<<<<

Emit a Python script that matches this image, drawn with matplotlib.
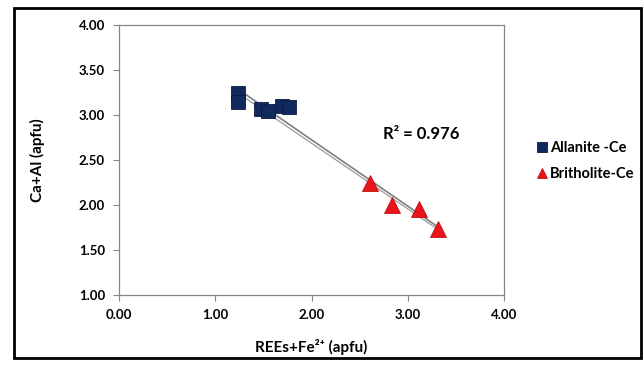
import numpy as np
import matplotlib.pyplot as plt
from matplotlib.patches import Rectangle

plt.rcParams['font.family'] = ['Lato', 'DejaVu Sans']

# Allanite-Ce
allanite_x = [1.24, 1.24, 1.48, 1.55, 1.69, 1.77]
allanite_y = [3.24, 3.14, 3.07, 3.04, 3.10, 3.09]
# Britholite-Ce
britholite_x = [2.61, 2.84, 3.12, 3.31]
britholite_y = [2.24, 2.00, 1.96, 1.73]

xticks = [0.0, 1.0, 2.0, 3.0, 4.0]
yticks = [1.0, 1.5, 2.0, 2.5, 3.0, 3.5, 4.0]

fig = plt.figure(figsize=(6.43, 3.66), dpi=100)
ax = fig.add_axes([0.185, 0.194, 0.599, 0.738])

# trend lines
all_x = np.array(allanite_x + britholite_x)
all_y = np.array(allanite_y + britholite_y)
k, b = np.polyfit(all_x, all_y, 1)
xx = np.array([min(all_x), max(all_x)])
ax.plot(xx, k * xx + b, color='#7f7f7f', lw=1.2, zorder=2)
ax.plot([allanite_x[0], britholite_x[-1]], [allanite_y[0], britholite_y[-1]],
        color='#9a9a9a', lw=0.9, zorder=2)

ax.plot(allanite_x, allanite_y, ls='none', marker='s', ms=10, color='#12295e',
        mec='#0a1a40', mew=0.6, label='Allanite -Ce', zorder=3)
ax.plot(britholite_x, britholite_y, ls='none', marker='^', ms=11, color='#e8161b',
        mec='#c01015', mew=0.6, label='Britholite-Ce', zorder=4)

ax.text(2.74, 2.73, 'R² = 0.976', fontsize=12, fontweight='bold')

ax.set_xlim(0, 4)
ax.set_ylim(1, 4)
ax.set_xticks(xticks)
ax.set_yticks(yticks)
ax.set_xticklabels(['%.2f' % t for t in xticks], fontweight='bold', fontsize=9.5)
ax.set_yticklabels(['%.2f' % t for t in yticks], fontweight='bold', fontsize=9.5)
ax.tick_params(direction='out', length=4, color='#868686', width=0.8, pad=6)
for s in ax.spines.values():
    s.set_color('#868686')
    s.set_linewidth(0.9)

ax.set_xlabel('REEs+Fe²⁺ (apfu)', fontsize=11, fontweight='bold', labelpad=13)
ax.set_ylabel('Ca+Al (apfu)', fontsize=11, fontweight='bold', labelpad=24)

fig.legend(loc='center left', bbox_to_anchor=(0.815, 0.56), frameon=False,
           prop={'weight': 'bold', 'size': 10.5}, handlelength=0.7,
           handletextpad=0.2, labelspacing=0.8, markerscale=0.7)

fig.patches.append(Rectangle((14 / 643, 8 / 366), 627 / 643, 350 / 366,
                             transform=fig.transFigure, fill=False,
                             edgecolor='black', lw=2))

fig.savefig('out.png', dpi=100)
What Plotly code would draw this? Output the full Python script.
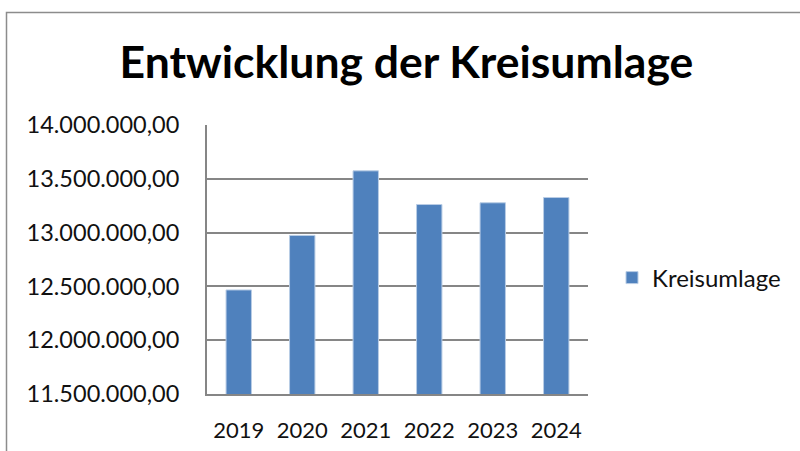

>>>>

_Exercise aim:_ The records above are to be reproduced exactly; the pictures are to be left out.

_Result:_
Emit a Python script that matches this image, drawn with matplotlib.
import numpy as np
import matplotlib.pyplot as plt
from matplotlib.patches import Rectangle

plt.rcParams['font.family'] = ['Lato', 'DejaVu Sans']

# Allanite-Ce
allanite_x = [1.24, 1.24, 1.48, 1.55, 1.69, 1.77]
allanite_y = [3.24, 3.14, 3.07, 3.04, 3.10, 3.09]
# Britholite-Ce
britholite_x = [2.61, 2.84, 3.12, 3.31]
britholite_y = [2.24, 2.00, 1.96, 1.73]

xticks = [0.0, 1.0, 2.0, 3.0, 4.0]
yticks = [1.0, 1.5, 2.0, 2.5, 3.0, 3.5, 4.0]

fig = plt.figure(figsize=(6.43, 3.66), dpi=100)
ax = fig.add_axes([0.185, 0.194, 0.599, 0.738])

# trend lines
all_x = np.array(allanite_x + britholite_x)
all_y = np.array(allanite_y + britholite_y)
k, b = np.polyfit(all_x, all_y, 1)
xx = np.array([min(all_x), max(all_x)])
ax.plot(xx, k * xx + b, color='#7f7f7f', lw=1.2, zorder=2)
ax.plot([allanite_x[0], britholite_x[-1]], [allanite_y[0], britholite_y[-1]],
        color='#9a9a9a', lw=0.9, zorder=2)

ax.plot(allanite_x, allanite_y, ls='none', marker='s', ms=10, color='#12295e',
        mec='#0a1a40', mew=0.6, label='Allanite -Ce', zorder=3)
ax.plot(britholite_x, britholite_y, ls='none', marker='^', ms=11, color='#e8161b',
        mec='#c01015', mew=0.6, label='Britholite-Ce', zorder=4)

ax.text(2.74, 2.73, 'R² = 0.976', fontsize=12, fontweight='bold')

ax.set_xlim(0, 4)
ax.set_ylim(1, 4)
ax.set_xticks(xticks)
ax.set_yticks(yticks)
ax.set_xticklabels(['%.2f' % t for t in xticks], fontweight='bold', fontsize=9.5)
ax.set_yticklabels(['%.2f' % t for t in yticks], fontweight='bold', fontsize=9.5)
ax.tick_params(direction='out', length=4, color='#868686', width=0.8, pad=6)
for s in ax.spines.values():
    s.set_color('#868686')
    s.set_linewidth(0.9)

ax.set_xlabel('REEs+Fe²⁺ (apfu)', fontsize=11, fontweight='bold', labelpad=13)
ax.set_ylabel('Ca+Al (apfu)', fontsize=11, fontweight='bold', labelpad=24)

fig.legend(loc='center left', bbox_to_anchor=(0.815, 0.56), frameon=False,
           prop={'weight': 'bold', 'size': 10.5}, handlelength=0.7,
           handletextpad=0.2, labelspacing=0.8, markerscale=0.7)

fig.patches.append(Rectangle((14 / 643, 8 / 366), 627 / 643, 350 / 366,
                             transform=fig.transFigure, fill=False,
                             edgecolor='black', lw=2))

fig.savefig('out.png', dpi=100)
What Plotly code would draw this? Output the full Python script.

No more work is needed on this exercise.